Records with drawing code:

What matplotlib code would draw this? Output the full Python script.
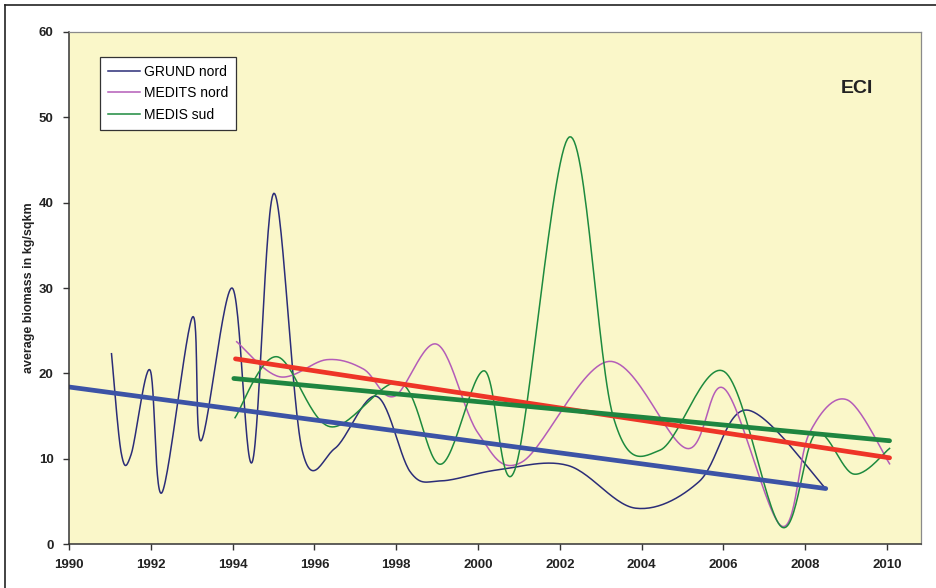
import numpy as np
import matplotlib
matplotlib.use('Agg')
import matplotlib.pyplot as plt
from matplotlib.lines import Line2D

plt.rcParams['font.family'] = ['Liberation Sans', 'DejaVu Sans']

# GRUND nord (survey points)
grund_x = [1991.04, 1991.28, 1991.52, 1991.98, 1992.27, 1993.02, 1993.23, 1993.99, 1994.48, 1995.01,
           1995.7, 1996.5, 1997.52, 1998.35, 1999.1, 2000.5, 2002.2, 2003.85, 2005.4, 2006.57, 2008.5]
grund_y = [22.3, 10.6, 10.5, 20.4, 6.0, 26.6, 12.1, 30.0, 9.6, 41.1,
           11.0, 11.2, 17.3, 8.4, 7.4, 8.7, 9.2, 4.2, 7.3, 15.7, 6.5]

# MEDITS nord
medits_x = [1994.1, 1995.15, 1996.3, 1997.2, 1997.95, 1999.0, 2000.0, 2001.07, 2003.2,
            2005.1, 2006.02, 2007.42, 2008.1, 2009.02, 2010.06]
medits_y = [23.7, 19.6, 21.6, 20.5, 17.3, 23.4, 13.0, 9.6, 21.4,
            11.2, 18.2, 2.1, 13.0, 16.9, 9.4]

# MEDIS sud
medis_x = [1994.06, 1995.08, 1996.38, 1998.1, 1999.09, 2000.15, 2000.9, 2002.23, 2003.3,
           2004.45, 2006.02, 2007.42, 2008.25, 2009.18, 2010.06]
medis_y = [14.8, 21.95, 13.75, 18.9, 9.35, 20.3, 8.7, 47.7, 15.0,
           11.0, 20.2, 2.0, 12.9, 8.2, 11.2]

# linear trends (end points)
trend_grund_x = [1990.0, 2008.5]
trend_grund_y = [18.4, 6.5]
trend_medits_x = [1994.07, 2010.06]
trend_medits_y = [21.7, 10.1]
trend_medis_x = [1994.03, 2010.06]
trend_medis_y = [19.4, 12.1]


def smooth(xs, ys, n=30):
    # excel-like smoothed line (uniform catmull-rom as bezier)
    p = np.column_stack([xs, ys]).astype(float)
    p = np.vstack([p[0], p, p[-1]])
    t = np.linspace(0, 1, n)[:, None]
    out = []
    for i in range(1, len(p) - 2):
        b0 = p[i]
        b1 = p[i] + (p[i + 1] - p[i - 1]) / 6.0
        b2 = p[i + 1] - (p[i + 2] - p[i]) / 6.0
        b3 = p[i + 1]
        seg = (1 - t)**3 * b0 + 3 * (1 - t)**2 * t * b1 + 3 * (1 - t) * t**2 * b2 + t**3 * b3
        out.append(seg if i == 1 else seg[1:])
    out = np.vstack(out)
    return out[:, 0], out[:, 1]


fig = plt.figure(figsize=(9.37, 5.88), dpi=100)
ax = fig.add_axes([0.0736, 0.0748, 0.9094, 0.8708])
ax.set_facecolor('#faf7c9')

sx, sy = smooth(grund_x, grund_y)
ax.plot(sx, sy, color='#2b2d78', lw=1.1, label='GRUND nord')
sx, sy = smooth(medits_x, medits_y)
ax.plot(sx, sy, color='#b45cb8', lw=1.1, label='MEDITS nord')
sx, sy = smooth(medis_x, medis_y)
ax.plot(sx, sy, color='#1d8a3e', lw=1.1, label='MEDIS sud')

ax.plot(trend_grund_x, trend_grund_y, color='#3c53a6', lw=3.4, solid_capstyle='round')
ax.plot(trend_medits_x, trend_medits_y, color='#ee3427', lw=3.4, solid_capstyle='round')
ax.plot(trend_medis_x, trend_medis_y, color='#1e8540', lw=3.4, solid_capstyle='round')

ax.set_xlim(1990, 2010.83)
ax.set_ylim(0, 60)
ax.set_xticks(np.arange(1990, 2011, 2))
ax.set_yticks(np.arange(0, 61, 10))
ax.tick_params(direction='out', length=4, width=1, colors='#333333', labelsize=9.5, pad=7)
for lab in ax.get_xticklabels() + ax.get_yticklabels():
    lab.set_fontweight('bold')
    lab.set_color('#222222')

for s in ['left', 'bottom']:
    ax.spines[s].set_color('#333333')
    ax.spines[s].set_linewidth(1.1)
for s in ['top', 'right']:
    ax.spines[s].set_color('#8a8a8a')
    ax.spines[s].set_linewidth(0.9)

ax.set_ylabel('average biomass in kg/sqkm', fontsize=9, fontweight='bold', color='#222222', labelpad=3)

ax.text(0.925, 0.89, 'ECI', transform=ax.transAxes, fontsize=14, fontweight='bold',
        color='#222222', ha='center', va='center')

leg = ax.legend(loc='upper left', bbox_to_anchor=(0.0364, 0.951), fontsize=10, frameon=True,
                fancybox=False, borderpad=0.55, handlelength=2.3, handletextpad=0.35,
                labelspacing=0.55, borderaxespad=0)
leg.get_frame().set_edgecolor('#333333')
leg.get_frame().set_linewidth(0.9)
leg.get_frame().set_facecolor('white')
leg.get_frame().set_alpha(1)

# outer border of the chart (top and left only visible)
fig.lines.append(Line2D([5 / 937, 1], [1 - 5 / 588, 1 - 5 / 588], transform=fig.transFigure,
                        color='#222222', lw=1.2))
fig.lines.append(Line2D([5 / 937, 5 / 937], [0, 1 - 5 / 588], transform=fig.transFigure,
                        color='#222222', lw=1.2))

fig.savefig('out.png', dpi=100)
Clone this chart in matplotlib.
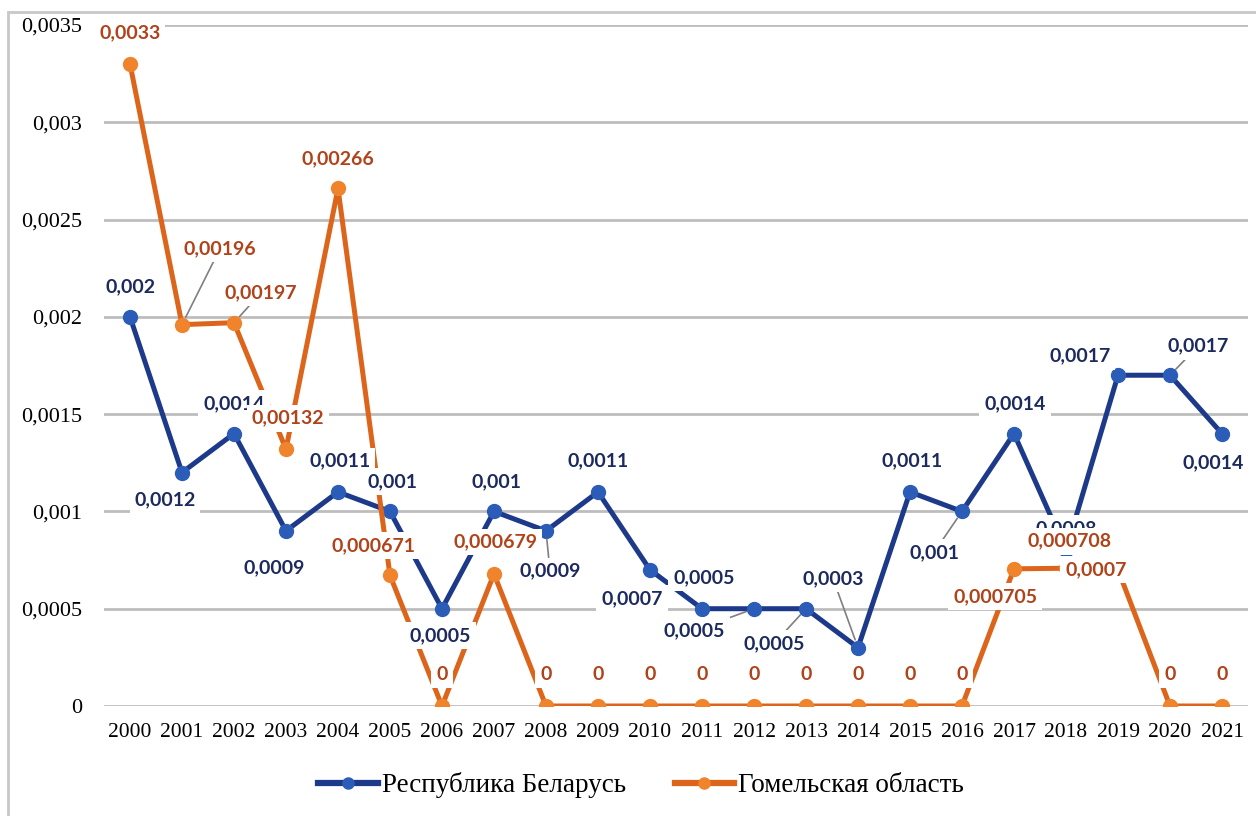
import matplotlib.pyplot as plt
from matplotlib.patches import Rectangle
from matplotlib.ticker import FuncFormatter, MultipleLocator

years = [str(y) for y in range(2000, 2022)]
belarus = [0.002, 0.0012, 0.0014, 0.0009, 0.0011, 0.001, 0.0005, 0.001, 0.0009, 0.0011,
           0.0007, 0.0005, 0.0005, 0.0005, 0.0003, 0.0011, 0.001, 0.0014, 0.0008, 0.0017,
           0.0017, 0.0014]
gomel = [0.0033, 0.00196, 0.00197, 0.00132, 0.00266, 0.000671, 0, 0.000679, 0, 0,
         0, 0, 0, 0, 0, 0, 0, 0.000705, 0.000708, 0.0007,
         0, 0]
belarus_labels = ["0,002", "0,0012", "0,0014", "0,0009", "0,0011", "0,001", "0,0005", "0,001",
                  "0,0009", "0,0011", "0,0007", "0,0005", "0,0005", "0,0005", "0,0003", "0,0011",
                  "0,001", "0,0014", "0,0008", "0,0017", "0,0017", "0,0014"]
gomel_labels = ["0,0033", "0,00196", "0,00197", "0,00132", "0,00266", "0,000671", "0", "0,000679",
                "0", "0", "0", "0", "0", "0", "0", "0", "0", "0,000705", "0,000708", "0,0007",
                "0", "0"]

# label offsets in pixels (dx, dy), positive dy = up; True -> leader line
blue_off = [(0, 30, False), (-17, -27, False), (0, 30, False), (-12, -37, False), (2, 31, False),
            (2, 30, False), (-2, -27, False), (2, 30, False), (4, -40, True), (0, 31, False),
            (-18, -29, False), (2, 31, False), (-60, -22, True), (-32, -35, True), (-25, 69, True),
            (2, 31, False), (-28, -41, True), (1, 30, False), (0, 22, False), (-38, 19, False),
            (28, 29, True), (-9, -29, False)]
orange_off = [(0, 31, False), (38, 76, True), (27, 30, True), (2, 31, False), (0, 30, False),
              (-17, 30, False), (0, 31, False), (1, 32, False), (0, 31, False), (0, 31, False),
              (0, 31, False), (0, 31, False), (0, 31, False), (0, 31, False), (0, 31, False),
              (0, 31, False), (0, 31, False), (-19, -28, False), (4, 27, False), (-22, 0, False),
              (0, 31, False), (0, 31, False)]

blue_line = "#1d3a8a"
blue_mark = "#2b5db8"
orange_line = "#dc651b"
orange_mark = "#f0842c"
blue_text = "#1c2a5e"
orange_text = "#b0431a"

fig = plt.figure(figsize=(12.56, 8.16), dpi=100)
ax = fig.add_axes([104 / 1256, 1 - 706 / 816, 1144 / 1256, 681 / 816])

x = range(len(years))
ax.plot(x, belarus, color=blue_line, lw=3.6, marker="o", ms=10, mfc=blue_mark,
        mec=blue_mark, label="Республика Беларусь", zorder=3)
ax.plot(x, gomel, color=orange_line, lw=3.6, marker="o", ms=10, mfc=orange_mark,
        mec=orange_mark, label="Гомельская область", zorder=4)


def add_labels(vals, labels, offs, color, z):
    for i, (v, t, (dx, dy, lead)) in enumerate(zip(vals, labels, offs)):
        kw = {}
        if lead:
            kw["arrowprops"] = dict(arrowstyle="-", color="#7f7f7f", lw=1.2,
                                    shrinkA=0, shrinkB=6)
        ax.annotate(t, (i, v), xytext=(dx, dy), textcoords="offset pixels",
                    ha="center", va="center", fontsize=14, fontweight="bold",
                    family="Lato", color=color, zorder=z,
                    bbox=dict(boxstyle="square,pad=0.25", fc="white", ec="none"), **kw)


add_labels(belarus, belarus_labels, blue_off, blue_text, 5)
add_labels(gomel, gomel_labels, orange_off, orange_text, 6)

ax.set_xlim(-0.5, len(years) - 0.5)
ax.set_ylim(0, 0.0035)
ax.set_xticks(list(x))
ax.set_xticklabels(years, family="Liberation Serif", fontsize=15.5)
ax.yaxis.set_major_locator(MultipleLocator(0.0005))
ax.yaxis.set_major_formatter(FuncFormatter(
    lambda v, p: "0" if v == 0 else ("%g" % round(v, 5)).replace(".", ",")))
for lab in ax.get_yticklabels():
    lab.set_family("Liberation Serif")
    lab.set_fontsize(16)
ax.tick_params(axis="x", length=0, pad=12)
ax.tick_params(axis="y", length=0, pad=16)
ax.grid(axis="y", color="#bdbdbd", lw=2)
ax.set_axisbelow(True)
for s in ax.spines.values():
    s.set_visible(False)

fig.patches.append(Rectangle((8 / 1256, -0.1), 1.2, 1 - 12 / 816 + 0.1,
                             transform=fig.transFigure, fill=False,
                             ec="#c8c8c8", lw=2))

leg = fig.legend(loc="center", bbox_to_anchor=(641 / 1256, 1 - 785 / 816), ncol=2,
                 frameon=False, prop={"family": "Liberation Serif", "size": 19.5},
                 handlelength=2.2, handletextpad=0.15, columnspacing=1.8,
                 markerscale=0.8)
for h in leg.legend_handles:
    h.set_linewidth(4.5)

fig.savefig("out.png", dpi=100)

# Description of the task:
Transcribe exactly, please, the lines between the start of the records above and the line holding "plt.rcParams['font.family'] = ['Liberation", counting both of those lines and omitting pictures.

# Written answer:
What matplotlib code would draw this? Output the full Python script.
import numpy as np
import matplotlib
matplotlib.use('Agg')
import matplotlib.pyplot as plt
from matplotlib.lines import Line2D

plt.rcParams['font.family'] = ['Liberation Sans', 'DejaVu Sans']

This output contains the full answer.